Here is just a handpicked selection of films that fell short on the promise of their components in immediate box office returns, but have become increasingly appreciated and renowned through reputation, critical appraisal, and a dedicated fan following…
Scott Pilgrim Vs The World (2010)
Edgar Wright’s offbeat comic book adaptation seemingly had everything going for it to ensure smash success. One would think the combination of an exciting up-and-coming ensemble cast including Michael Cera, Brie Larson and Aubrey Plaza, a soundtrack by famed Radiohead producer Nigel Godrich (featuring original songs by Beck) and Wright’s wonderfully humorous and unique visual style would be enough to bring in a substantial audience. Unfortunately, the film was considered a box-office bomb upon release and fell short of breaking even, despite being favoured by critics and filmmakers such as Quentin Tarantino, Kevin Smith,and Jason Reitman. The film has since become a strong cult favourite…
Blade Runner (1982)
Though it is fair to say the film has gained more than substantial recognition over the years and remains a go-to influence upon preceding dystopian and thought-provoking sci-fi narratives, it failed to follow up upon the successes of films such as Star Wars or Alien regarding box office receipts. Unfortunately, the dark, introspective film noir elements did not instantly chime with audiences, nor did the film fair well against contenders such as The Thing and E.T. After years of re-edits, re-releases and an increasing cult devotion to Blade Runner, a long awaited sequel Blade Runner 2049 was released in 2017. Unfortunately, it too was considered to be a box office disappointment, yet was strongly favoured by critics. Blade Runner’s impact on sci-fi culture in the years since has been immense. In stylistic terms, its cyberpunk oriented world has become a franchise almost within itself and last year was one of the immersive settings for Secret Cinema events.
The Shawshank Redemption (1994)
It’s hard to believe that Frank Darabont’s multi-award winning adaption of Stephen King’s novella was seen as anything other than a cinematic landmark and resounding success of a film. Yet it would have most likely gone under the radar had it not been for word of mouth, academy awards, re-releases and overwhelming demand on the video rental circuit. Perhaps having to contend with films such as Pulp Fiction and Forrest Gump, having a dark subject matter and a title that was apparently considered to be confusing to audiences might explain its sleeper hit status. Thankfully, Darabont’s prison drama is now thought of as one of the greatest films of all time featuring classic and quotable performances, a beautiful score by Thomas Newman and cinematography by the ever fantastic Roger Deakins.
Donnie Darko (2004)
There was a point where Richard Kelly’s Donnie Darko seemed to be everyone’s favourite slightly left-field film. It is a cool film to like – cool cast, cool concept, and cool soundtrack – but this is mainly thanks to the cult following that developed from strong home entertainment sales and re-release of a director’s cut after a disappointing theatrical run. The film’s commercial performance suffered partly due to a failing advertising campaign depicting a crashing plane that was too reminiscent of the September 11th attacks that had occurred only a month before the film’s release.
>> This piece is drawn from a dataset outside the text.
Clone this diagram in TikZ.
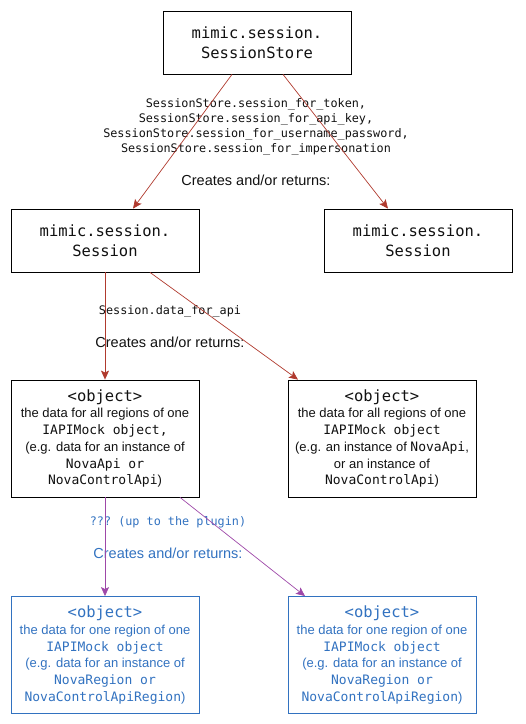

The Assassination of Jesse James By The Coward Robert Ford (2007)
Maybe it was the 160-minute runtime. Maybe it was the overlong title that arguably contains a major spoiler. The fact is that Andrew Dominik’s powerful and brooding western boasts an impressive cast including Brad Pitt, Sam Rockwell, Jeremy Renner, and Zooey Deschanel, a score by Nick Cave and stunning cinematography by Roger Deakins – yet it ultimately only made roughly half of its budget in box office revenue despite rave reviews from critics.
Having to contend with other hugely popular westerns such as No Country For Old Men, 3:10 to Yuma and There Will Be Blood that were also released that year certainly didn’t help. It does still have a real and lasting following. One example could be last year’s hugely successful western video game Red Dead Redemption 2 recreating the film’s famous train heist sequence almost shot for shot.